Tuesday, October 09, 2012

Big data, big jobs?

See the article Big data, big jobs? in a recent issue of ComputerWorld.

I teach an undergraduate course in data mining. It is definitely one of my favorite courses to teach.  I've been telling students over the past couple of years that this area is a huge opportunity in the job market, and will continue to blossom for years to come.

Yet, even as this article suggests, data mining is not for everyone.

Here are my observations: Unfortunately, I am not seeing enough students ready or willing to dive into some of the statistical math required to really understand how to get the most interesting information out of the data.  Being a good programmer is not enough for getting into data mining. Knowing a good programming language that is popular for data mining tasks (such as R) will be better.  However, knowing how to analyze, visualize, and extract relevant information from large data sets is important.
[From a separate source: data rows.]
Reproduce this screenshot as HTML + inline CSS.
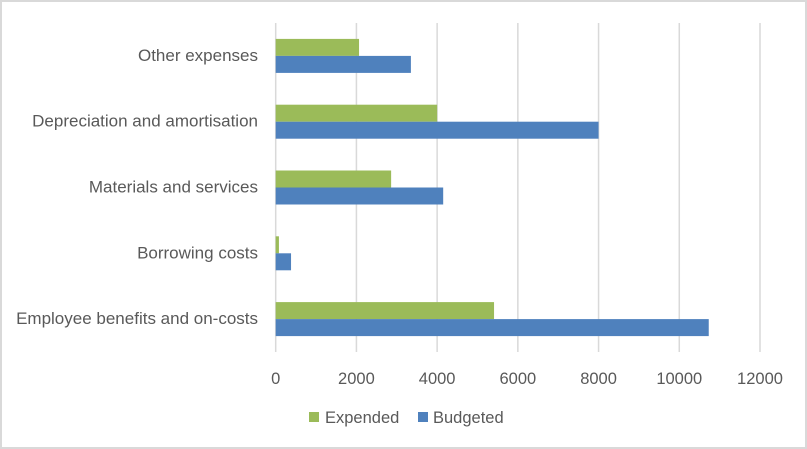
<!DOCTYPE html>
<html><head><meta charset="utf-8"><style>
body{margin:0;background:#fff}
#c{position:relative;width:807px;height:449px;box-sizing:border-box;border:2px solid #d9d9d9;background:#fff;overflow:hidden}
svg text{font-family:"Liberation Sans",sans-serif;fill:#595959;font-size:16.5px}
svg text.cat{font-size:17px}
</style></head><body>
<div id="c">
<svg id="s" width="807" height="449" style="position:absolute;left:-2px;top:-2px"></svg>
</div>
<script>
const categories=["Employee benefits and on-costs","Borrowing costs","Materials and services","Depreciation and amortisation","Other expenses"];
const expended=[5410,80,2860,4000,2065];
const budgeted=[10730,380,4150,8000,3350];
const ticks=[0,2000,4000,6000,8000,10000,12000];
const NS="http://www.w3.org/2000/svg";
const svgEl=document.getElementById('s');
const x0=275.7,x1=760,yTop=23,yBot=352,xmax=12000;
const xs=v=>x0+(x1-x0)*v/xmax;
const band=(yBot-yTop)/categories.length;
const yc=i=>yBot-band*(i+0.5);
function mk(t,a){const e=document.createElementNS(NS,t);for(const k in a)e.setAttribute(k,a[k]);svgEl.appendChild(e);return e;}
ticks.forEach((t)=>{
 const g=mk('line',{x1:xs(t),x2:xs(t),y1:yTop,y2:yBot,stroke:'#d9d9d9','stroke-width':1.5});
 
 
 const l=mk('text',{x:xs(t),y:384,'text-anchor':'middle'});l.textContent=t;
 
 
});
const bh=17;
categories.forEach((c,i)=>{
 const y=yc(i);
 const l=mk('text',{x:258,y:y+5,'text-anchor':'end','class':'cat'});l.textContent=c;
 
 
 const g=mk('rect',{x:x0,y:y-bh,width:xs(expended[i])-x0,height:bh,fill:'#9bbb59'});
 
 
 const b=mk('rect',{x:x0,y:y,width:xs(budgeted[i])-x0,height:bh,fill:'#4f81bd'});
 
 
});
let r=mk('rect',{x:309,y:412,width:10,height:10,fill:'#9bbb59'});


let tx=mk('text',{x:325,y:423});tx.textContent='Expended';


r=mk('rect',{x:418,y:412,width:10,height:10,fill:'#4f81bd'});


tx=mk('text',{x:433,y:423});tx.textContent='Budgeted';


</script>
</body></html>
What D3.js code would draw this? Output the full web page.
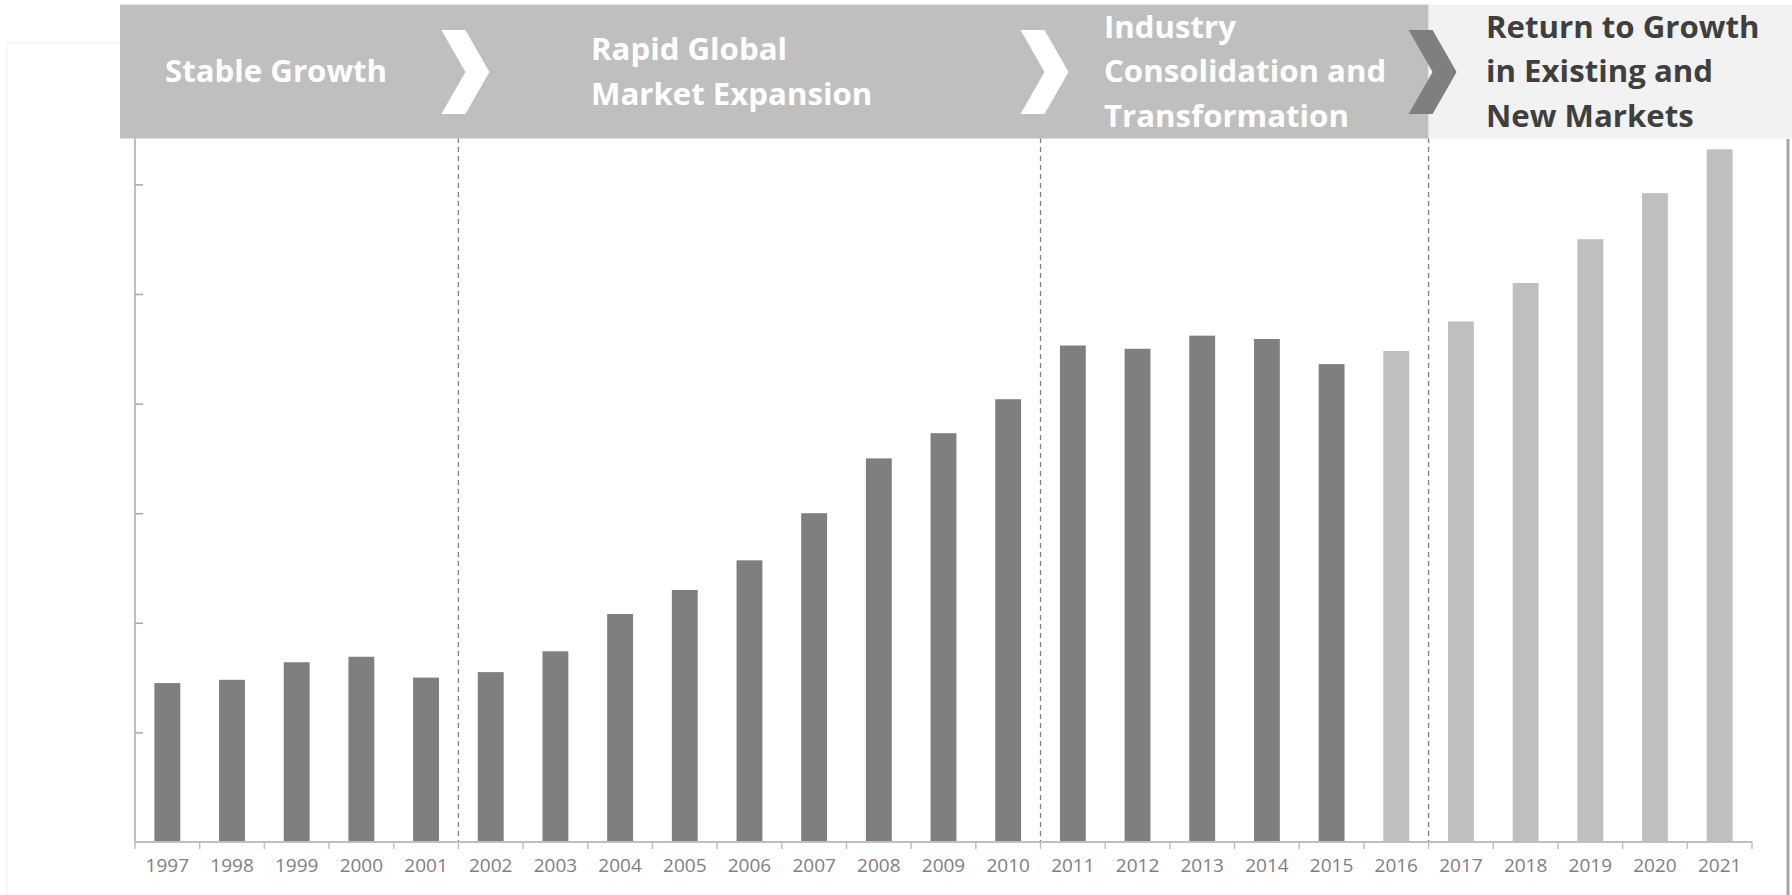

To do this, you need to know what models to apply when, and why, and what to expect out of them.  You need to know how to evaluate model performance, and select appropriate parameters to improve it.  You need to understand causes of poor performance (e.g. noisy data, lack of preprocessing, etc.) I see too many students blindly meandering around the data mining landscape with programs such as SAS, SPSS, or even Weka, not really understanding why a particular model is behaving the way it is. (BTW, Weka is an absolutely wonderful piece of software for exploring data mining!)

The best foundation you can give yourself for a career in data mining is to give yourself a solid foundation in statistics and probability. Then, take a course in data mining! I find that failure to fully embrace these important topics makes it difficult for a student to understand the strengths and weaknesses of the wide range of statistical models and algorithms for inference and induction in data mining tasks. More importantly -- you will likely miss many hidden gems buried in the data, and this is what your potential employer is after.